- [DATASET EXCERPT]
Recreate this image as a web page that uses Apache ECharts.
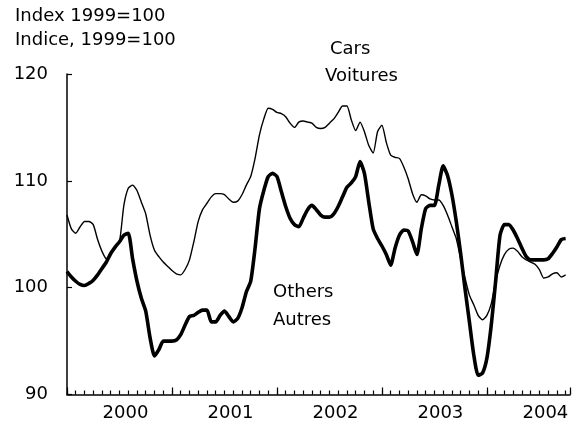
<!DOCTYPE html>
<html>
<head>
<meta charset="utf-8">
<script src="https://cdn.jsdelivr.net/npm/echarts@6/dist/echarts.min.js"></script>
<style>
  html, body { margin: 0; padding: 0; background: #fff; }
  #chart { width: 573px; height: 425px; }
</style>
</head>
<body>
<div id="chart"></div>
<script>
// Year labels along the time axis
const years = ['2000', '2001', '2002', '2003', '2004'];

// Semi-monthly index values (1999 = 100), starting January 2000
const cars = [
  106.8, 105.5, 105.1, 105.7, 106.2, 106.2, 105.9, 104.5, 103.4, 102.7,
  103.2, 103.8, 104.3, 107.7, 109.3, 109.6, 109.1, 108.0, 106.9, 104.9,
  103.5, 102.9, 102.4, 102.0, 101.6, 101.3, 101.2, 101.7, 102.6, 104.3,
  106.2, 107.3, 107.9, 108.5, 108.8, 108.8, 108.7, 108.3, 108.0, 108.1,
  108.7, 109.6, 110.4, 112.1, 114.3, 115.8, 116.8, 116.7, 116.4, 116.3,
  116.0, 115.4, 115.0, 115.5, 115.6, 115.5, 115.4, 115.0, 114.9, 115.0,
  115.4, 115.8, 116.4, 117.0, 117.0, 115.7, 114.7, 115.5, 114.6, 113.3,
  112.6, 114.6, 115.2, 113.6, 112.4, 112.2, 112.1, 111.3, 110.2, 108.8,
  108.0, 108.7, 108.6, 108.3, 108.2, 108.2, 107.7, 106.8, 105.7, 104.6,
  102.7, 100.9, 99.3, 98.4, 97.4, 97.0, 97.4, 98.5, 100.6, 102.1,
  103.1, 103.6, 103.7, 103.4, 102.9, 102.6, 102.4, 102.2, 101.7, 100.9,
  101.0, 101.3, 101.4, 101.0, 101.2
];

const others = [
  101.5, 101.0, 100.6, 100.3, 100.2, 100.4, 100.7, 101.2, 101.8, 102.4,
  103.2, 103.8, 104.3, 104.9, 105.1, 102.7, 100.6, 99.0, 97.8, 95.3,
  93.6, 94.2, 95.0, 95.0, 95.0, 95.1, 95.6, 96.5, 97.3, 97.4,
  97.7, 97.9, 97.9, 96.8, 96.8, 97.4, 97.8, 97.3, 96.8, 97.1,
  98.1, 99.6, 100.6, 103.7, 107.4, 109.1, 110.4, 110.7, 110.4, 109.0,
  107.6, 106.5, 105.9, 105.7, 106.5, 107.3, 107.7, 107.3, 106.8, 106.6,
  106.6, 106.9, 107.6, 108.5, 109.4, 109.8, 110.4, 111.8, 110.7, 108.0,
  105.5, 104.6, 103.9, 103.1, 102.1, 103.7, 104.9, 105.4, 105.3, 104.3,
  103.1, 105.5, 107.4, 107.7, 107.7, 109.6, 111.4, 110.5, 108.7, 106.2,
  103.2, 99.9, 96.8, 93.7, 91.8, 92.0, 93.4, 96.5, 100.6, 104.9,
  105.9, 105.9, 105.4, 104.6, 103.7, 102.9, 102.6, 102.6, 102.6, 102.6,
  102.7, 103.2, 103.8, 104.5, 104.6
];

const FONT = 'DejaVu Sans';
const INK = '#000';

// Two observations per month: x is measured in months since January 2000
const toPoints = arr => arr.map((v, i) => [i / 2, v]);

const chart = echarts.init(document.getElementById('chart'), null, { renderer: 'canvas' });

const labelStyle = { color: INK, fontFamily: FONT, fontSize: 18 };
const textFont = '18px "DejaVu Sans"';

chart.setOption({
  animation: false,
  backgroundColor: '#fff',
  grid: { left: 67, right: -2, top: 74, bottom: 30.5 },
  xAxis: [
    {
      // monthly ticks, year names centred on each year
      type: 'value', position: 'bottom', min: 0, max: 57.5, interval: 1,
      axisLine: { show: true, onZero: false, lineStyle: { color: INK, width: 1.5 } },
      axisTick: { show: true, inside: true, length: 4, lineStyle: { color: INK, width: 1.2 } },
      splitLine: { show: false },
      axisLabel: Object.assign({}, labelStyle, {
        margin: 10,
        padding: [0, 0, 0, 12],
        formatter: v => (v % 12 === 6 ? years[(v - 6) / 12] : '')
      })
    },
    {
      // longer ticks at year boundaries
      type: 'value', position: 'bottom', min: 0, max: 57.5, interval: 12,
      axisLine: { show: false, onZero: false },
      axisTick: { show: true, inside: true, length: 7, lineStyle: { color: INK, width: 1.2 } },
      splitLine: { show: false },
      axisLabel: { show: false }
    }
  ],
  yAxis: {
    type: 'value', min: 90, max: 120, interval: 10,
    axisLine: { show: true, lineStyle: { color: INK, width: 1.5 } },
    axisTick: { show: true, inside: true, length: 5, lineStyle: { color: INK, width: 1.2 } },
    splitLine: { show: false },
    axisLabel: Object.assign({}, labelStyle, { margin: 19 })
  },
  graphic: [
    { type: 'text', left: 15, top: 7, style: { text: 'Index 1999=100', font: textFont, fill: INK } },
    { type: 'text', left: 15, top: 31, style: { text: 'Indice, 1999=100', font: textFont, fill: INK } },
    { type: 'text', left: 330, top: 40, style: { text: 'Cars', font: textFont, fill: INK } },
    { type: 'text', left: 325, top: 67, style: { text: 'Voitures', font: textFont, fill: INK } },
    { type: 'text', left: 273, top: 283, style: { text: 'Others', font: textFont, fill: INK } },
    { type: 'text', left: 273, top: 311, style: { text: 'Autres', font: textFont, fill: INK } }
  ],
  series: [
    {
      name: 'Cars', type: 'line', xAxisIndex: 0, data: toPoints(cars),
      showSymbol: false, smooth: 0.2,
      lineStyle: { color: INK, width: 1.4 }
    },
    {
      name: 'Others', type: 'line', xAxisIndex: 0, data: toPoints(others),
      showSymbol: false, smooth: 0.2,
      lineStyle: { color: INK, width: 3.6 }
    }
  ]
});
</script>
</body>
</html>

- [WHAT TO WORK ON] Pictures in the data above should not be copied; transcribe everything else exactly.

- [RESULT]
Recreate this image as a web page that uses Apache ECharts.
<!DOCTYPE html>
<html>
<head>
<meta charset="utf-8">
<script src="https://cdn.jsdelivr.net/npm/echarts@6/dist/echarts.min.js"></script>
<style>
  html, body { margin: 0; padding: 0; background: #fff; }
  #chart { width: 573px; height: 425px; }
</style>
</head>
<body>
<div id="chart"></div>
<script>
// Year labels along the time axis
const years = ['2000', '2001', '2002', '2003', '2004'];

// Semi-monthly index values (1999 = 100), starting January 2000
const cars = [
  106.8, 105.5, 105.1, 105.7, 106.2, 106.2, 105.9, 104.5, 103.4, 102.7,
  103.2, 103.8, 104.3, 107.7, 109.3, 109.6, 109.1, 108.0, 106.9, 104.9,
  103.5, 102.9, 102.4, 102.0, 101.6, 101.3, 101.2, 101.7, 102.6, 104.3,
  106.2, 107.3, 107.9, 108.5, 108.8, 108.8, 108.7, 108.3, 108.0, 108.1,
  108.7, 109.6, 110.4, 112.1, 114.3, 115.8, 116.8, 116.7, 116.4, 116.3,
  116.0, 115.4, 115.0, 115.5, 115.6, 115.5, 115.4, 115.0, 114.9, 115.0,
  115.4, 115.8, 116.4, 117.0, 117.0, 115.7, 114.7, 115.5, 114.6, 113.3,
  112.6, 114.6, 115.2, 113.6, 112.4, 112.2, 112.1, 111.3, 110.2, 108.8,
  108.0, 108.7, 108.6, 108.3, 108.2, 108.2, 107.7, 106.8, 105.7, 104.6,
  102.7, 100.9, 99.3, 98.4, 97.4, 97.0, 97.4, 98.5, 100.6, 102.1,
  103.1, 103.6, 103.7, 103.4, 102.9, 102.6, 102.4, 102.2, 101.7, 100.9,
  101.0, 101.3, 101.4, 101.0, 101.2
];

const others = [
  101.5, 101.0, 100.6, 100.3, 100.2, 100.4, 100.7, 101.2, 101.8, 102.4,
  103.2, 103.8, 104.3, 104.9, 105.1, 102.7, 100.6, 99.0, 97.8, 95.3,
  93.6, 94.2, 95.0, 95.0, 95.0, 95.1, 95.6, 96.5, 97.3, 97.4,
  97.7, 97.9, 97.9, 96.8, 96.8, 97.4, 97.8, 97.3, 96.8, 97.1,
  98.1, 99.6, 100.6, 103.7, 107.4, 109.1, 110.4, 110.7, 110.4, 109.0,
  107.6, 106.5, 105.9, 105.7, 106.5, 107.3, 107.7, 107.3, 106.8, 106.6,
  106.6, 106.9, 107.6, 108.5, 109.4, 109.8, 110.4, 111.8, 110.7, 108.0,
  105.5, 104.6, 103.9, 103.1, 102.1, 103.7, 104.9, 105.4, 105.3, 104.3,
  103.1, 105.5, 107.4, 107.7, 107.7, 109.6, 111.4, 110.5, 108.7, 106.2,
  103.2, 99.9, 96.8, 93.7, 91.8, 92.0, 93.4, 96.5, 100.6, 104.9,
  105.9, 105.9, 105.4, 104.6, 103.7, 102.9, 102.6, 102.6, 102.6, 102.6,
  102.7, 103.2, 103.8, 104.5, 104.6
];

const FONT = 'DejaVu Sans';
const INK = '#000';

// Two observations per month: x is measured in months since January 2000
const toPoints = arr => arr.map((v, i) => [i / 2, v]);

const chart = echarts.init(document.getElementById('chart'), null, { renderer: 'canvas' });

const labelStyle = { color: INK, fontFamily: FONT, fontSize: 18 };
const textFont = '18px "DejaVu Sans"';

chart.setOption({
  animation: false,
  backgroundColor: '#fff',
  grid: { left: 67, right: -2, top: 74, bottom: 30.5 },
  xAxis: [
    {
      // monthly ticks, year names centred on each year
      type: 'value', position: 'bottom', min: 0, max: 57.5, interval: 1,
      axisLine: { show: true, onZero: false, lineStyle: { color: INK, width: 1.5 } },
      axisTick: { show: true, inside: true, length: 4, lineStyle: { color: INK, width: 1.2 } },
      splitLine: { show: false },
      axisLabel: Object.assign({}, labelStyle, {
        margin: 10,
        padding: [0, 0, 0, 12],
        formatter: v => (v % 12 === 6 ? years[(v - 6) / 12] : '')
      })
    },
    {
      // longer ticks at year boundaries
      type: 'value', position: 'bottom', min: 0, max: 57.5, interval: 12,
      axisLine: { show: false, onZero: false },
      axisTick: { show: true, inside: true, length: 7, lineStyle: { color: INK, width: 1.2 } },
      splitLine: { show: false },
      axisLabel: { show: false }
    }
  ],
  yAxis: {
    type: 'value', min: 90, max: 120, interval: 10,
    axisLine: { show: true, lineStyle: { color: INK, width: 1.5 } },
    axisTick: { show: true, inside: true, length: 5, lineStyle: { color: INK, width: 1.2 } },
    splitLine: { show: false },
    axisLabel: Object.assign({}, labelStyle, { margin: 19 })
  },
  graphic: [
    { type: 'text', left: 15, top: 7, style: { text: 'Index 1999=100', font: textFont, fill: INK } },
    { type: 'text', left: 15, top: 31, style: { text: 'Indice, 1999=100', font: textFont, fill: INK } },
    { type: 'text', left: 330, top: 40, style: { text: 'Cars', font: textFont, fill: INK } },
    { type: 'text', left: 325, top: 67, style: { text: 'Voitures', font: textFont, fill: INK } },
    { type: 'text', left: 273, top: 283, style: { text: 'Others', font: textFont, fill: INK } },
    { type: 'text', left: 273, top: 311, style: { text: 'Autres', font: textFont, fill: INK } }
  ],
  series: [
    {
      name: 'Cars', type: 'line', xAxisIndex: 0, data: toPoints(cars),
      showSymbol: false, smooth: 0.2,
      lineStyle: { color: INK, width: 1.4 }
    },
    {
      name: 'Others', type: 'line', xAxisIndex: 0, data: toPoints(others),
      showSymbol: false, smooth: 0.2,
      lineStyle: { color: INK, width: 3.6 }
    }
  ]
});
</script>
</body>
</html>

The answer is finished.